Malgré sa sagesse, les passions de l’époque firent irruption jusque dans son office. Il y eut des rencontres célèbres, des « piles » inoubliables, des chaises et des bouteilles cassées, etc. L’apaisement se fit peu à peu, et, avant de prendre sa retraite, Morand eut la joie de voir, de nouveau, les conservateurs entrer devant et les radicaux derrière. Les discussions étaient parfois encore très vives. Mais les heures de fraternité n’étaient pas rares. On trinquait ensemble. On voyait alors, côte à côte, Blanchenay, Delarageaz, Briatte, Pittet, Verret, conseillers d’Etat, puis Gaullieur, Hurt-Binet, Correvon-Demartines, l’avocat de Miéville, Guignard, le D’Hoffmann, le bouillant Eytel, l’avocat Aneth, le colonel Wenger, le préfet Dor et cent autres.

Plus tard, c’est le gouvernement de 1861 qui vient au café en sortant de ses séances. Il y trouvait Blanchenay, dont la défaite n’avait pas modifié les habitudes, le paradoxal Victor Perrin, Emile de Crousaz, le spirituel Charles de Gingins-d’Eclépens, le colonel Aymon de Gingins-La Sarraz, l’avocat André, le peintre La Case, physionomie caractéristique du vieux Lausanne et bien d’autres notabilités.

« Aujourd’hui, écrivait en 1891 M. A. Bonnard, rien à Lausanne ne rappelle Morand.

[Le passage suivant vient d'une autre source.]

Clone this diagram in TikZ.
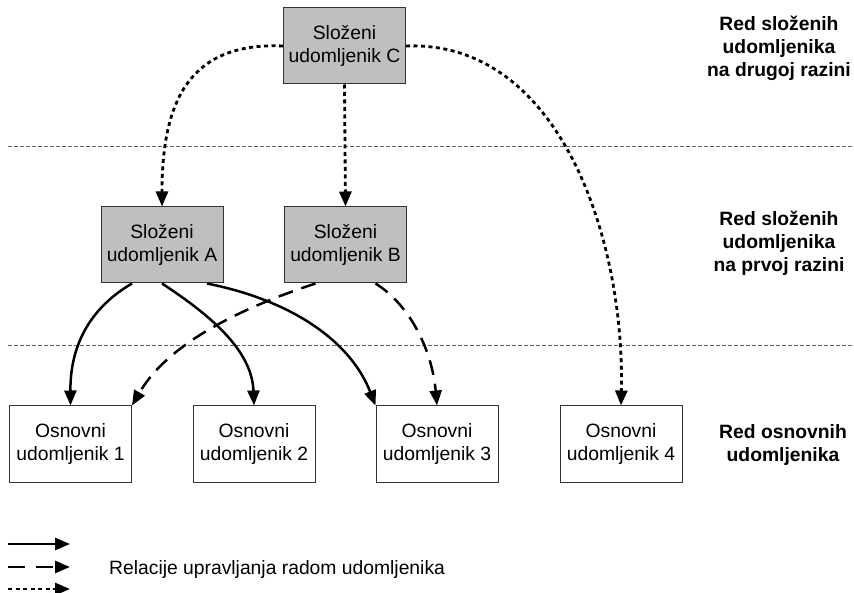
\documentclass[tikz,border=0pt]{standalone}
\usepackage{fontspec}
\setmainfont{Liberation Sans}
\usetikzlibrary{arrows.meta}
\begin{document}
\begin{tikzpicture}[x=1pt,y=-1pt,
  every node/.style={font=\fontsize{19.3}{23}\selectfont},
  box/.style={draw=black!80,line width=1pt,minimum width=122pt,minimum height=76pt,inner sep=0pt,align=center},
  graybox/.style={box,fill=black!25},
  whitebox/.style={box,fill=white},
  rowlabel/.style={align=center,font=\fontsize{19.3}{23}\selectfont\bfseries},
  sep/.style={draw=black!60,line width=0.8pt,dash pattern=on 4pt off 2pt},
  tip/.style={-{Triangle[length=15pt,width=12pt]}},
  solidrel/.style={tip,line width=2.5pt},
  dashrel/.style={tip,line width=2.5pt,dash pattern=on 15pt off 9pt},
  dotrel/.style={tip,line width=2.8pt,dash pattern=on 4pt off 3.5pt},
]
\useasboundingbox (0,0) rectangle (854,593);

% separators
\coordinate (s1a) at (8,146); \coordinate (s1b) at (854,146);
\coordinate (s2a) at (8,345); \coordinate (s2b) at (854,345);
\draw[sep] (s1a) -- (s1b);
\draw[sep] (s2a) -- (s2b);

% nodes
\node[graybox] (C) at (344.5,46) {Složeni\\udomljenik C};
\node[graybox] (A) at (162,245) {Složeni\\udomljenik A};
\node[graybox] (B) at (345.5,245) {Složeni\\udomljenik B};
\node[whitebox] (O1) at (70.5,444) {Osnovni\\udomljenik 1};
\node[whitebox] (O2) at (254,444) {Osnovni\\udomljenik 2};
\node[whitebox] (O3) at (437,444) {Osnovni\\udomljenik 3};
\node[whitebox] (O4) at (621,444) {Osnovni\\udomljenik 4};

% row labels
\node[rowlabel] (L1) at (779,48) {Red složenih\\udomljenika\\na drugoj razini};
\node[rowlabel] (L2) at (779,243) {Red složenih\\udomljenika\\na prvoj razini};
\node[rowlabel] (L3) at (783,445) {Red osnovnih\\udomljenika};

% dotted relations from C
\draw[dotrel] (C.west) .. controls (190,42) and (162,100) .. (A.north);
\draw[dotrel] (C.south) -- (B.north);
\draw[dotrel] (C.east) .. controls (560,40) and (625,240) .. (O4.north);

% solid relations from A
\draw[solidrel] ([xshift=-30pt]A.south) .. controls (95,305) and (70,340) .. (O1.north);
\draw[solidrel] (A.south) .. controls (210,315) and (252,350) .. (O2.north);
\draw[solidrel] ([xshift=45pt]A.south) .. controls (290,300) and (350,340) .. (O3.north west);

% dashed relations from B
\draw[dashrel] ([xshift=-30pt]B.south) .. controls (250,305) and (170,340) .. (O1.north east);
\draw[dashrel] ([xshift=30pt]B.south) .. controls (410,305) and (432,350) .. (O3.north);

% legend
\coordinate (la1) at (8,544); \coordinate (lb1) at (70,544);
\coordinate (la2) at (8,567); \coordinate (lb2) at (70,567);
\coordinate (la3) at (8,589); \coordinate (lb3) at (70,589);
\draw[solidrel] (la1) -- (lb1);
\draw[tip,line width=2.5pt,dash pattern=on 17pt off 11pt] (la2) -- (lb2);
\draw[dotrel] (la3) -- (lb3);
\node[anchor=base west,inner sep=0pt] (legend) at (109,574) {Relacije upravljanja radom udomljenika};
\end{tikzpicture}
\end{document}
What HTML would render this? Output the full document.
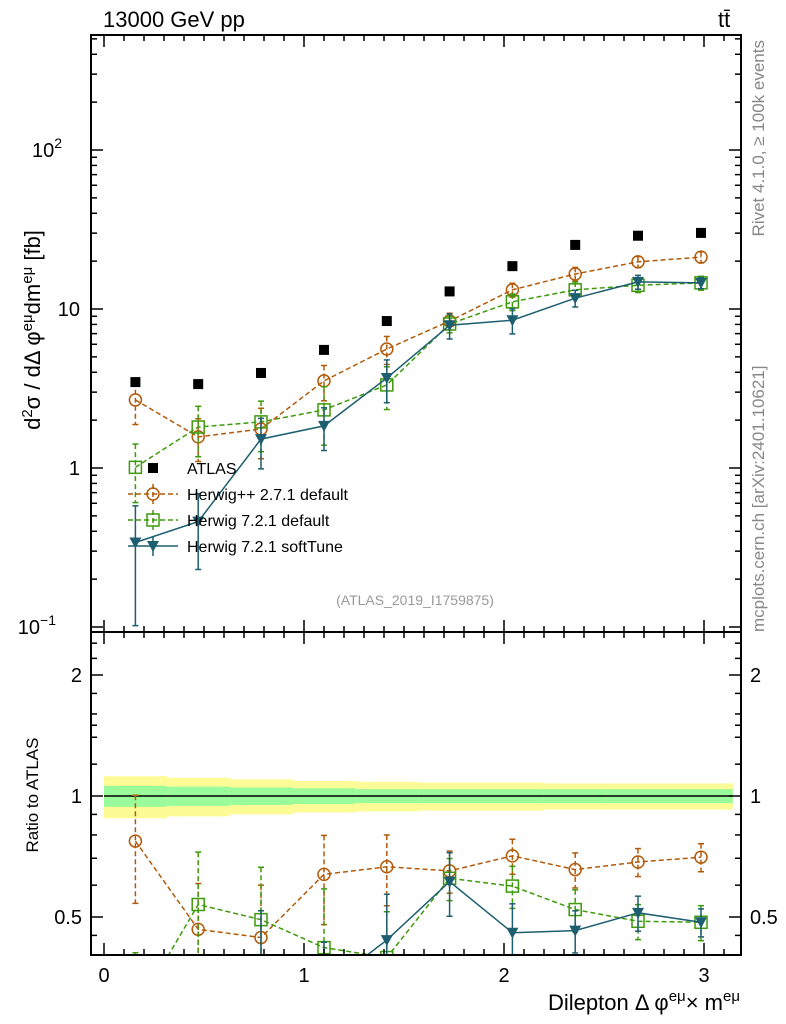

C’est sans doute un triomphe pour la Croix-Bleue. Mais croyez-moi, cet antre avait du bon. Des gens d’opinions et de milieux très divers s’y rencontraient, y discutaient et s’y disputaient. Aujourd’hui ils ne se rencontrent pas ; ils sont beaucoup plus éloignés les uns des autres. »

Depuis que M. Bonnard émettait ce jugement, le temps a marché ; il s’est fait un rapprochement marqué, mais cette école de discussion ne s’est pas reconstituée.